- **JOB**
Please return exactly the run of lines that begins with the line containing "Output the Python" and ends with the line containing "plt.rcParams['mathtext.fontset'] = 'stix'", pictures excluded.

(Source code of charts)
----------------------------------------
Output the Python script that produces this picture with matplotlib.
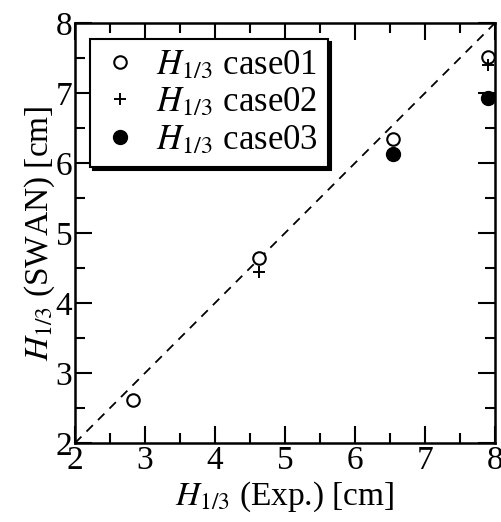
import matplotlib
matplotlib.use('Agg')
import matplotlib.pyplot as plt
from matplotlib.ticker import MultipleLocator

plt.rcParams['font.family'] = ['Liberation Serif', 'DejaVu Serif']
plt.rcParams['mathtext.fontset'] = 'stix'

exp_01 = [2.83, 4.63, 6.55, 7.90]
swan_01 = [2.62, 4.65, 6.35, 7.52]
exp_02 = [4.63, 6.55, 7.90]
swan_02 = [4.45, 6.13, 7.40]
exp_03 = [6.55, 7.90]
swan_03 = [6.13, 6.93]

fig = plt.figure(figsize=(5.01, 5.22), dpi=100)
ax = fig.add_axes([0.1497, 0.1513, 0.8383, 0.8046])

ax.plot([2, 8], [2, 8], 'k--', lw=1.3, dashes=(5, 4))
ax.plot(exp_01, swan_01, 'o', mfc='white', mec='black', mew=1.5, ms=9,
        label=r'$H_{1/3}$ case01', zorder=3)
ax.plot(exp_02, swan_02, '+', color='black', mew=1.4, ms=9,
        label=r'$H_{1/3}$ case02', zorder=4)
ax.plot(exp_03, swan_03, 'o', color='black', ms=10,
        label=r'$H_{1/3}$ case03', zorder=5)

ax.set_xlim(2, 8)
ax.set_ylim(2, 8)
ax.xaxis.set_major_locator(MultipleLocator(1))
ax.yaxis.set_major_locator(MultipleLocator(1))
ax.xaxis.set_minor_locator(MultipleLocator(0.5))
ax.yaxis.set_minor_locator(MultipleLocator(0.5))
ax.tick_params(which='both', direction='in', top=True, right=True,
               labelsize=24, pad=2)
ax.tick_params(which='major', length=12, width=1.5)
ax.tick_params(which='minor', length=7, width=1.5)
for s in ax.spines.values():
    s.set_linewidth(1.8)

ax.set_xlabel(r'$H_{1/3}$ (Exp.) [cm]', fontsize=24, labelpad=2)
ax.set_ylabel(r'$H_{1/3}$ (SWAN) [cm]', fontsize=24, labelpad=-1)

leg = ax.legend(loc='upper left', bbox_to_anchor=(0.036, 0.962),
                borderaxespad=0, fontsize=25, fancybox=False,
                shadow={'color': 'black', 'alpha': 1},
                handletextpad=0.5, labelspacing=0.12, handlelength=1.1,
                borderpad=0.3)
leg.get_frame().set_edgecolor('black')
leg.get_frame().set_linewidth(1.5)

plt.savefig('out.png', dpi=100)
----------------------------------------
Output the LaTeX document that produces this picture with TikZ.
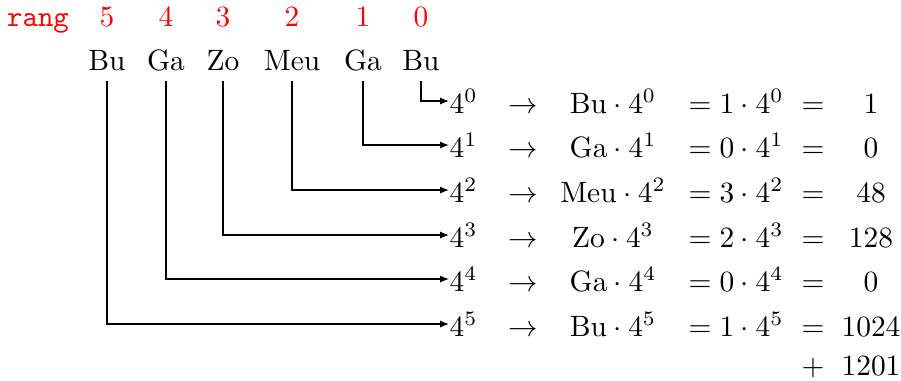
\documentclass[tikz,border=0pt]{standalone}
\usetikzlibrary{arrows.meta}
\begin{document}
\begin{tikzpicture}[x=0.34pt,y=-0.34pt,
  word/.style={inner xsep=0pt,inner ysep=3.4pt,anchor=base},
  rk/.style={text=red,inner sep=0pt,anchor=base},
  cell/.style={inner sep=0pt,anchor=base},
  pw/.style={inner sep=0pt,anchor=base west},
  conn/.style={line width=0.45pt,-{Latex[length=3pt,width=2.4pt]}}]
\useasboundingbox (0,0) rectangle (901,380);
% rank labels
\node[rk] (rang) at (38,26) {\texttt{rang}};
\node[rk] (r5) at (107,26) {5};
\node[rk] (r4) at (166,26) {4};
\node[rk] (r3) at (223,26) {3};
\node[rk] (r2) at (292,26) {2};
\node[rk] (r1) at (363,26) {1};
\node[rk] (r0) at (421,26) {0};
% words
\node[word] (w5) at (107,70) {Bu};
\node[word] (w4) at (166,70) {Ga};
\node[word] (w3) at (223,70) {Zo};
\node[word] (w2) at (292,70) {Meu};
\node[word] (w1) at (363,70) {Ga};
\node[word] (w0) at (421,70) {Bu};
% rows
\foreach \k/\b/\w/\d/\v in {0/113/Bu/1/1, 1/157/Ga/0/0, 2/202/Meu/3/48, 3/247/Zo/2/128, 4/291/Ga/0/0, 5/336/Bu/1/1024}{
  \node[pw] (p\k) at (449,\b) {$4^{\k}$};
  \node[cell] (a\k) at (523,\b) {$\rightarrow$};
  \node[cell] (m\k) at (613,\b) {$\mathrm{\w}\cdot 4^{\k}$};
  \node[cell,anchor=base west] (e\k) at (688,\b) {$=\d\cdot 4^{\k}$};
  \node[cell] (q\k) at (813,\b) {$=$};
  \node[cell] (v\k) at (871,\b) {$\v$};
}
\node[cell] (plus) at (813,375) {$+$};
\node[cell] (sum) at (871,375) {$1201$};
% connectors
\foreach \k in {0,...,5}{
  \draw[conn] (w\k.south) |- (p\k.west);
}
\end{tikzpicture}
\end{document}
----------------------------------------
- **EXPECTED ANSWER**
Output the Python script that produces this picture with matplotlib.
import matplotlib
matplotlib.use('Agg')
import matplotlib.pyplot as plt
from matplotlib.ticker import MultipleLocator

plt.rcParams['font.family'] = ['Liberation Serif', 'DejaVu Serif']
plt.rcParams['mathtext.fontset'] = 'stix'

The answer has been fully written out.